The short way is greasing palms, kissing babies, branding and market research.
The long way is hugs, hand-written letters, building with your bare hands and your best friends.
Point Juncture, WA, took the long way. It’s a decision that nestles into the unusual quilt of the Portland band’s sound, which remains thoroughly warm even when the songs express raw outrage, delve into cosmic mystery, or burst open with humor. It informs their methodology for working, too: militantly self-disciplined, democratic even when it hurts, and intensely joyful. And one might argue that never straying from the long road has drafted the band’s blueprint for doing business, if only business had ever been even a passing concern in these first 12 years. (The truth is that the band’s members harbor attitudes toward wealth and stardom that range from quiet ambivalence to outright disgust.)
What they share, aside from a love of cats and tater-tots, is the stubborn belief that punk rock—in its loudest and gentlest incarnations—will eventually win out, even when the fight looks fixed.
Even beyond the band, their lives are filled with music. Skyler records some of the Northwest’s finest bands at his Miracle Lake studios when he’s not working as a veterinary technician. Amanda tours the world with her friend Sallie Ford, and helms more side-projects than seem humanly possible. Victor records bands in the amazing, hand-built Destination: Universe studio while playing horns in the amazing cumbia ensemble Orquestra Pacifico Tropical. Courtney, a librarian by day, played in a handful of influential Detroit bands (including Outrageous Cherry) before moving to Portland, and has an encyclopedic knowledge of garage rock from her hometown. Most of the band band has spent one week each summer for the past decade teaching music to teenagers at a rock camp in Eastern Oregon, and this year Wilson is starting a similar camp in his hometown of Ashland, Oregon.
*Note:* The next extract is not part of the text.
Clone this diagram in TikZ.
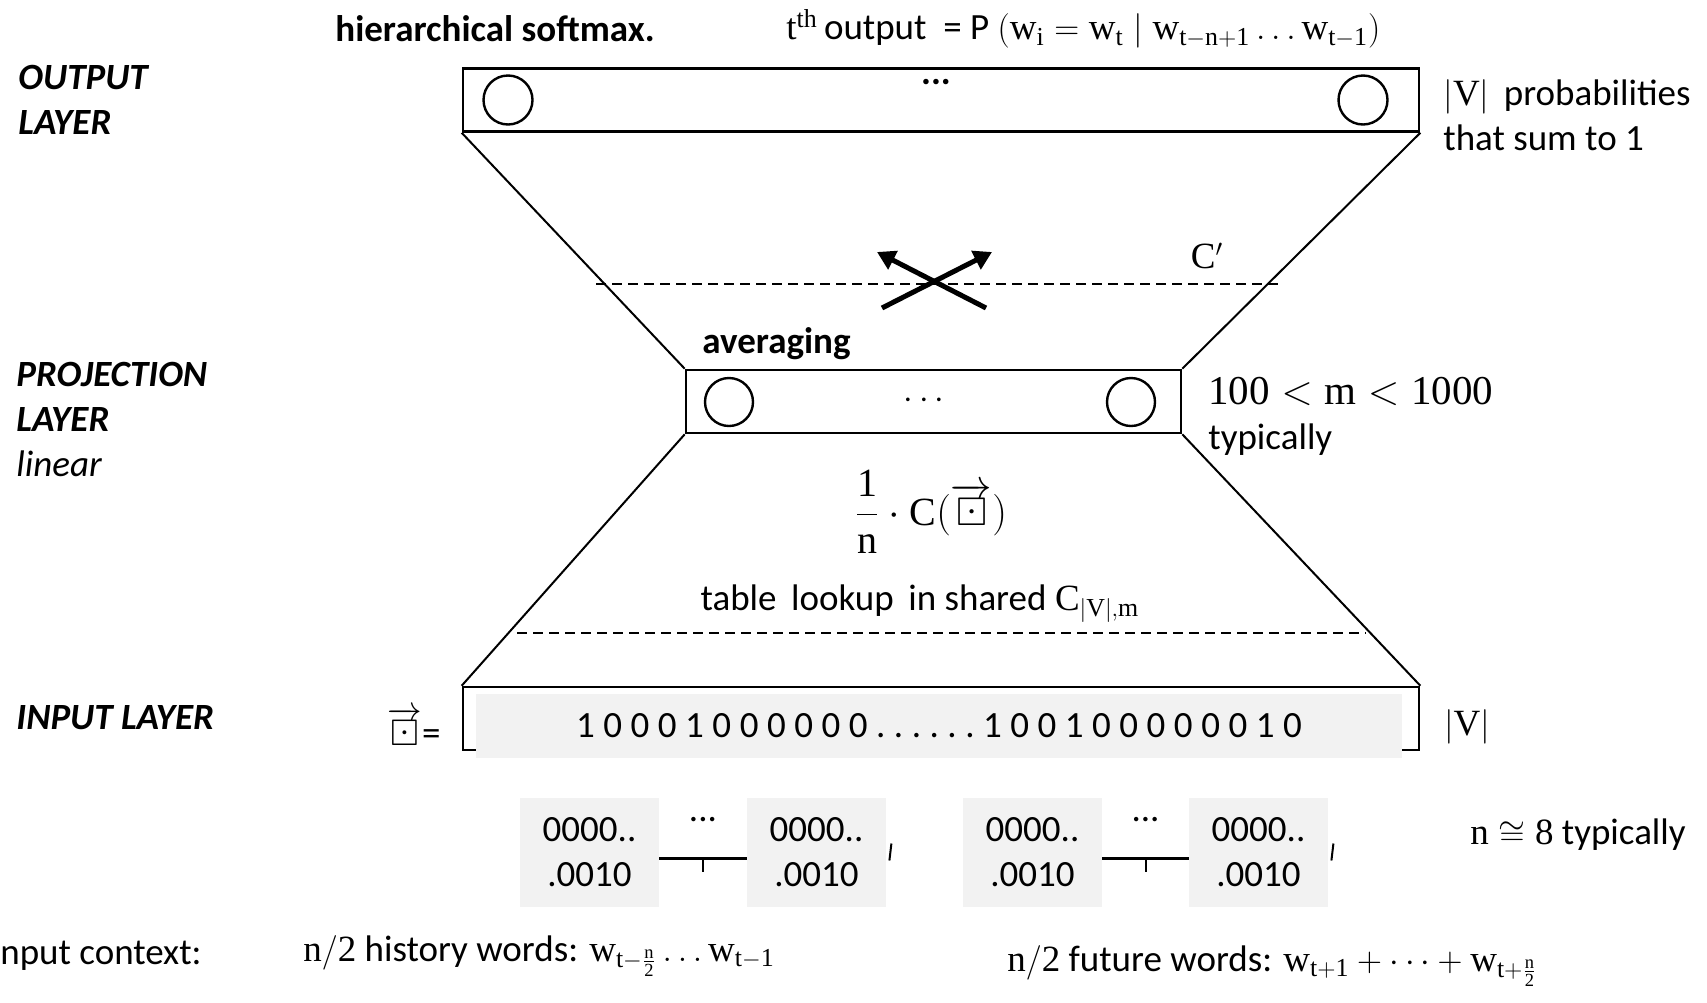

These are true believers, every one of them.
But believing isn’t enough. There is a lot of hard work in weaving your lofty ideals into a creative endeavor. Point Juncture, WA albums—conceived, built and recorded entirely by the band itself—are delicate undertakings as plagued by arguments and accidents as any other records. In PJWA’s case, though, the stresses are intensified because there’s no decision-making hierarchy to force an end to disagreements, because most members are multi-instrumentalists, because four of the group’s five members are romantically involved with one another, and because no one in Point Juncture, WA is happy recording predictable pop songs. These tensions have manifested themselves in different ways over the years: The eclectic sound of Heart to Elk was influenced by a shake-up of the band’s members; its follow-up, Handsome Orders, is driving and buoyant because the newly retooled group threw out its painstaking process for something a bit more existential.
But Me Or The Party, the band’s first release in over five years, saddles PJWA’s tendencies toward creative explosion with their veteran understanding of what makes great records whole. As a rule, the songs were written by Victor and Amanda, then brought to the group for a thorough deconstruction and rebuilding process. The five years that went into Me or the Party’s planning and execution were not spent in vain. The band met every Monday for most of that stretch, first for practice and then at Destination: Universe for recording. The extra time cooled musical disagreements, allowed the band to revisit concepts that needed more work with fresh ears, and gave them an overwhelming stack of songs from which to pull their first double-album.
That five years is the sixth member of Point Juncture, WA, and you can hear it all over Me or the Party. It gave them time to them grow apart and rebuild. It was time enough to unlearn conventional pop songwriting and reach for something more ambitious and dangerous. It taught them to be unflinchingly brave, from the soulful twelve-minute dirge of “Ants in the Hive” to the vulnerable, churning “Kings III.” It taught them to put all the pieces together.
This is what the long way sounds like. This is Point Juncture, WA.